Le dispositif français impliqué est très limité : 6 Rafale, un avion de surveillance de type Atlantique 2 et un avion ravitailleur C-135, le tout encadré par 750 militaires aux Emirats arabes unis. «On ne peut pas faire des miracles», juge un expert. «En Irak, nous effectuons des frappes avant tout diplomatiques», renchérit le député européen Arnaud Danjean. «Obama, qui s’était fait élire en promettant le retrait d’Irak, a bien besoin des Français sur la photo», note un responsable français. Pour l’instant, Paris n’envisagerait pas de muscler son dispositif. Pour des considérations géostratégiques : «La vraie priorité de Paris reste la Libye», dit une source.

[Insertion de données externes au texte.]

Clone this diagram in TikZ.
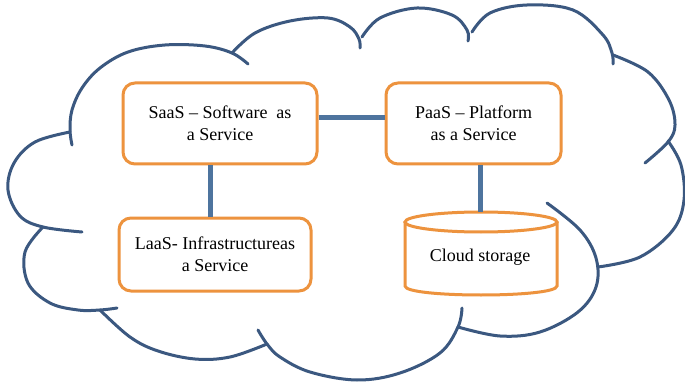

Les autorités françaises s’alarment en effet du regain d’activité des groupes terroristes dans la bande saharo-sahélienne, qui ont établi leur base arrière dans le Sud libyen. En participant à la coalition en Irak, Paris escompte en retour un soutien actif à une future action en Libye. Les raisons financières jouent aussi. Alors que le budget alloue cette année 450 millions au financement des opérations extérieures («Opex»), «on est sur une trajectoire de 1,2 milliard d’euros à la fin de l’année», dit un responsable français. Le déploiement de 3 000 hommes dans le Sahel et la difficulté à désengager les 2 000 militaires déployés en Centrafrique pèsent. Théoriquement, le dépassement du budget Opex est pris en charge par tous les ministères, y compris par la Défense, au prorata de son poids dans le budget (environ 20%). En fait, le financement de la loi de programmation militaire (2014-2019) est déjà tributaire de l’obtention de recettes exceptionnelles. La France est rattrapée par le principe de réalité.